This article was published 01/10/2017 (3115 days ago), so information in it may no longer be current.
Shawn Miller and his sister Chelsey Sandberg are third-generation owner/operators of Miller’s Super Valu Meats — commonly known as Miller’s Meats — the neighbourhood meat market and grocery store their grandparents Ken and Cathy Miller founded in 1971 at 590 St. Mary’s Rd.
At the end of an interview the siblings turn to their father, Cam Miller, and ask, almost in unison, “Dad, do you think we should tell him about the mural?”
“Tell me about the what?” the interviewer immediately responds, retrieving the pen and notepad he tucked away in his briefcase seconds earlier.

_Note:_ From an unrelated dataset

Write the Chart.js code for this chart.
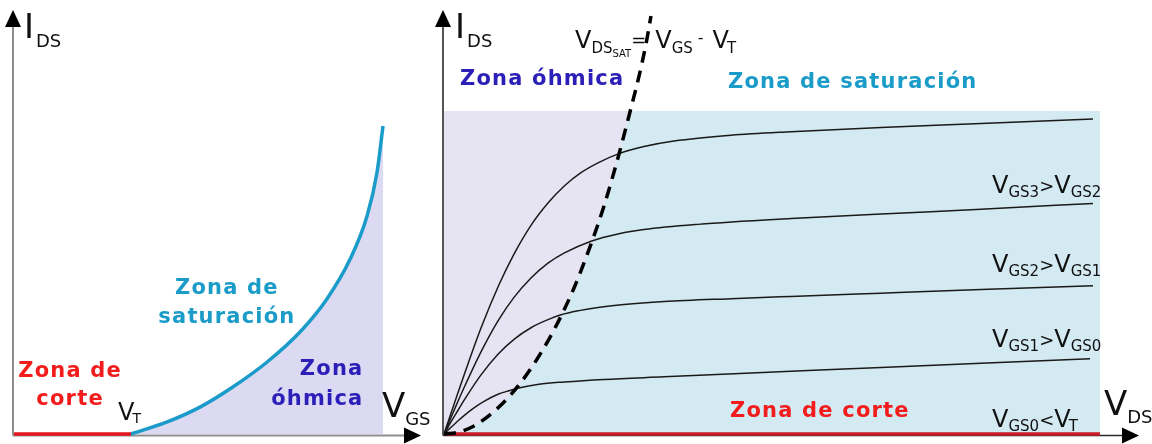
<!DOCTYPE html>
<html>
<head>
<meta charset="utf-8">
<script src="https://cdn.jsdelivr.net/npm/chart.js@4.4.1/dist/chart.umd.min.js"></script>
<style>
  body { margin: 0; background: #fff; }
  #wrap { position: relative; width: 1152px; height: 444px; }
  #wrap canvas { position: absolute; left: 0; top: 0; }
</style>
</head>
<body>
<div id="wrap">
  <canvas id="transfer" width="1152" height="444"></canvas>
  <canvas id="output" width="1152" height="444"></canvas>
</div>
<script>
/* Transfer curve: I_DS vs V_GS */
var vgs = [3.17, 4.15, 5.04, 5.93, 6.86, 7.75, 8.48, 9.11, 9.57, 9.84, 10];
var idsTransfer = [0, 0.39, 0.87, 1.52, 2.33, 3.30, 4.37, 5.66, 7.06, 8.48, 9.97];
var vT = 3.17;

/* Output curves: I_DS vs V_DS, one per V_GS step */
var vds0 = [0, 10];
var ids0 = [0, 0];
var vds1 = [0, 0.076, 0.183, 0.305, 0.457, 0.610, 0.823, 0.991, 1.174, 1.448, 1.829, 2.439, 3.354, 5.290, 6.662, 8.186, 9.848];
var ids1 = [0, 0.15, 0.35, 0.57, 0.81, 1.01, 1.23, 1.34, 1.44, 1.54, 1.61, 1.69, 1.77, 1.94, 2.06, 2.19, 2.33];
var vds2 = [0, 0.076, 0.183, 0.305, 0.564, 0.823, 1.067, 1.326, 1.585, 1.784, 2.058, 2.348, 2.744, 3.354, 4.375, 5.290, 6.662, 8.186, 9.893];
var ids2 = [0, 0.27, 0.63, 1.04, 1.83, 2.47, 2.93, 3.29, 3.54, 3.69, 3.82, 3.92, 4.01, 4.10, 4.19, 4.26, 4.36, 4.47, 4.59];
var vds3 = [0, 0.076, 0.183, 0.305, 0.564, 0.823, 1.067, 1.326, 1.585, 1.829, 2.241, 2.668, 3.049, 3.872, 5.290, 6.662, 8.186, 9.893];
var ids3 = [0, 0.36, 0.87, 1.43, 2.54, 3.50, 4.23, 4.83, 5.29, 5.60, 5.97, 6.20, 6.33, 6.49, 6.67, 6.81, 6.96, 7.14];
var vds4 = [0, 0.076, 0.183, 0.305, 0.564, 0.838, 1.067, 1.326, 1.585, 1.829, 2.088, 2.363, 2.668, 3.049, 3.506, 4.375, 5.290, 6.662, 8.186, 9.893];
var ids4 = [0, 0.46, 1.10, 1.82, 3.28, 4.62, 5.57, 6.46, 7.15, 7.67, 8.09, 8.41, 8.68, 8.90, 9.07, 9.25, 9.36, 9.49, 9.61, 9.75];

/* Saturation boundary V_DS,sat = V_GS - V_T */
var vdsSat = [0, 0.229, 0.457, 0.686, 0.915, 1.143, 1.372, 1.601, 1.784, 1.982, 2.241, 2.439, 2.668, 2.835, 2.973, 3.079, 3.155];
var idsSat = [0, 0.06, 0.25, 0.57, 0.99, 1.52, 2.17, 2.94, 3.65, 4.52, 5.88, 7.06, 8.67, 9.97, 11.08, 12.07, 12.94];

var BOLD = 'bold {s}px "DejaVu Sans", sans-serif';
var NORMAL = '{s}px "DejaVu Sans", sans-serif';

function pts(xs, ys) {
  return xs.map(function (x, i) { return { x: x, y: ys[i] }; });
}

// text with subscripts: each part is [text, size, dy, dx]
function richText(ctx, x, y, parts, align, bold) {
  var tpl = bold ? BOLD : NORMAL;
  ctx.letterSpacing = bold ? '1.2px' : '0px';
  var total = 0;
  parts.forEach(function (p) {
    ctx.font = tpl.replace('{s}', p[1]);
    total += (p[3] || 0) + ctx.measureText(p[0]).width;
  });
  var cx = align === 'center' ? x - total / 2 : align === 'right' ? x - total : x;
  parts.forEach(function (p) {
    ctx.font = tpl.replace('{s}', p[1]);
    cx += p[3] || 0;
    ctx.fillText(p[0], cx, y + (p[2] || 0));
    cx += ctx.measureText(p[0]).width;
  });
  ctx.letterSpacing = '0px';
}

function arrow(ctx, x1, y1, x2, y2, lineColor, lineWidth) {
  var ang = Math.atan2(y2 - y1, x2 - x1);
  var len = 17, half = 8;
  var bx = x2 - len * Math.cos(ang), by = y2 - len * Math.sin(ang);
  ctx.strokeStyle = lineColor;
  ctx.lineWidth = lineWidth;
  ctx.beginPath();
  ctx.moveTo(x1, y1);
  ctx.lineTo(bx, by);
  ctx.stroke();
  ctx.fillStyle = '#000';
  ctx.beginPath();
  ctx.moveTo(x2, y2);
  ctx.lineTo(bx - half * Math.sin(ang), by + half * Math.cos(ang));
  ctx.lineTo(bx + half * Math.sin(ang), by - half * Math.cos(ang));
  ctx.closePath();
  ctx.fill();
}

// background box + arrowed axes, drawn under the datasets
var axesPlugin = {
  id: 'axes',
  beforeDatasetsDraw: function (chart, args, opts) {
    var ctx = chart.ctx, a = chart.chartArea;
    ctx.save();
    if (opts.background) {
      ctx.fillStyle = opts.background;
      ctx.fillRect(a.left, a.top, a.right - a.left, a.bottom - a.top);
    }
    var ox = a.left - 1, oy = a.bottom + 1.5;
    arrow(ctx, ox, oy, ox, 10, opts.color, opts.width);
    arrow(ctx, ox, oy, opts.xEnd, oy, opts.color, opts.width);
    ctx.restore();
  }
};

var labelsPlugin = {
  id: 'labels',
  afterDraw: function (chart, args, opts) {
    var ctx = chart.ctx, xs = chart.scales.x, ys = chart.scales.y;
    ctx.save();
    ctx.textBaseline = 'alphabetic';
    opts.items.forEach(function (l) {
      ctx.fillStyle = l.color;
      richText(ctx, xs.getPixelForValue(l.x), ys.getPixelForValue(l.y), l.parts, l.align || 'left', l.bold);
    });
    ctx.restore();
  }
};

var RED = '#f21c1c', CYAN = '#1b9cc8', BLUE = '#2b1fb8', INK = '#111';

var transferLabels = [
  { x: 0.27, y: 12.82, color: INK, parts: [['I', 34], ['DS', 18, 9, 2]] },
  { x: 9.97, y: 0.55, color: INK, parts: [['V', 34], ['GS', 18, 8]] },
  { x: 2.82, y: 0.45, color: INK, parts: [['V', 24], ['T', 14, 3, -2]] },
  { x: 1.52, y: 1.84, color: RED, bold: true, align: 'center', parts: [['Zona de', 21]] },
  { x: 1.52, y: 0.94, color: RED, bold: true, align: 'center', parts: [['corte', 21]] },
  { x: 5.77, y: 4.53, color: CYAN, bold: true, align: 'center', parts: [['Zona de', 21]] },
  { x: 5.77, y: 3.59, color: CYAN, bold: true, align: 'center', parts: [['saturación', 21]] },
  { x: 9.47, y: 1.91, color: BLUE, bold: true, align: 'right', parts: [['Zona', 21]] },
  { x: 9.47, y: 0.94, color: BLUE, bold: true, align: 'right', parts: [['óhmica', 21]] }
];

var outputLabels = [
  { x: 0.168, y: 12.26, color: INK, parts: [['I', 34], ['DS', 18, 9, 2]] },
  { x: 1.997, y: 11.95, color: INK, parts: [['V', 24], ['DS', 15, 5], ['SAT', 10, 9], ['=', 18, -2], ['V', 24, 0, 9], ['GS', 15, 5], ['-', 16, -5, 5], ['V', 24, 0, 9], ['T', 15, 5, -2]] },
  { x: 0.244, y: 10.8, color: BLUE, bold: true, parts: [['Zona óhmica', 21]] },
  { x: 4.329, y: 10.7, color: CYAN, bold: true, parts: [['Zona de saturación', 21]] },
  { x: 8.354, y: 7.46, color: INK, parts: [['V', 24], ['GS3', 15, 4], ['>', 18, -1], ['V', 24], ['GS2', 15, 4]] },
  { x: 8.354, y: 5.02, color: INK, parts: [['V', 24], ['GS2', 15, 4], ['>', 18, -1], ['V', 24], ['GS1', 15, 4]] },
  { x: 8.354, y: 2.69, color: INK, parts: [['V', 24], ['GS1', 15, 4], ['>', 18, -1], ['V', 24], ['GS0', 15, 4]] },
  { x: 8.354, y: 0.22, color: INK, parts: [['V', 24], ['GS0', 15, 4], ['<', 18, -1], ['V', 24], ['T', 15, 4, -2]] },
  { x: 4.36, y: 0.53, color: RED, bold: true, parts: [['Zona de corte', 21]] },
  { x: 10.06, y: 0.59, color: INK, parts: [['V', 34], ['DS', 18, 8]] }
];

function baseOptions(padding, axes, labels) {
  return {
    responsive: false,
    animation: false,
    events: [],
    layout: { padding: padding },
    elements: { point: { radius: 0 } },
    scales: {
      x: { type: 'linear', min: 0, max: 10, display: false },
      y: { type: 'linear', min: 0, max: 10, display: false }
    },
    plugins: {
      legend: { display: false },
      tooltip: { enabled: false },
      axes: axes,
      labels: { items: labels }
    }
  };
}

new Chart(document.getElementById('transfer'), {
  type: 'line',
  data: {
    datasets: [
      { data: pts([0, vT], [0, 0]), borderColor: '#e3161c', borderWidth: 3.5, clip: false },
      {
        data: pts(vgs, idsTransfer), borderColor: '#1a9bc9', borderWidth: 3.5,
        cubicInterpolationMode: 'monotone', fill: 'origin', backgroundColor: '#dcdaf2', clip: false
      }
    ]
  },
  options: baseOptions({ left: 14, right: 769, top: 125, bottom: 10 },
    { color: '#8d8d8d', width: 2, xEnd: 421 }, transferLabels),
  plugins: [axesPlugin, labelsPlugin]
});

var curve = { borderColor: '#1a1a1a', borderWidth: 1.5, cubicInterpolationMode: 'monotone' };

new Chart(document.getElementById('output'), {
  type: 'line',
  data: {
    datasets: [
      {
        data: pts(vdsSat, idsSat), borderColor: '#000', borderWidth: 3.5,
        borderDash: [12, 8], cubicInterpolationMode: 'monotone', clip: false
      },
      { data: pts(vds0, ids0), borderColor: '#c81d26', borderWidth: 3.5, clip: false },
      Object.assign({ data: pts(vds1, ids1) }, curve),
      Object.assign({ data: pts(vds2, ids2) }, curve),
      Object.assign({ data: pts(vds3, ids3) }, curve),
      Object.assign({ data: pts(vds4, ids4) }, curve),
      {
        data: pts(vdsSat, idsSat), borderWidth: 0, cubicInterpolationMode: 'monotone',
        fill: 'end', backgroundColor: '#e6e4f3'
      }
    ]
  },
  options: baseOptions({ left: 444, right: 52, top: 111, bottom: 10 },
    { color: '#2a2a2a', width: 1.6, xEnd: 1139, background: '#d3eaf2' }, outputLabels),
  plugins: [axesPlugin, labelsPlugin]
});
</script>
</body>
</html>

In 2009, Cam and his wife Sandra commissioned artist Sarah Collard to paint a large-scale mural on the north side of the family’s flagship location. (There are four Miller’s Meats outlets in Winnipeg, including a newly-minted store at 925 Headmaster Row, a bone’s throw away where Lagimodiere Boulevard intersects with the Perimeter Highway.)
At the time, the couple had just returned from a trip to Europe. They asked Collard to incorporate some of what they had seen abroad into her design — an Italian piazza, perhaps, or a French market square. What they didn’t count on, mind you, was a painted figure in one corner of her work that sent a shiver down the Millers’ spines, the first time they saw it.
“There’s a likeness of a shop owner near our back service entrance; he’s wearing a tie and suspenders, is bald and has kind of a half-smirk on his face, and looks exactly — and I mean exactly — like our late great-grandfather,” Shawn says, rolling his eyes. “I remember Dad asking the artist if somebody gave her a picture of him to copy or what, and her saying she didn’t know what he was talking about… that it wasn’t meant to be anybody in particular.”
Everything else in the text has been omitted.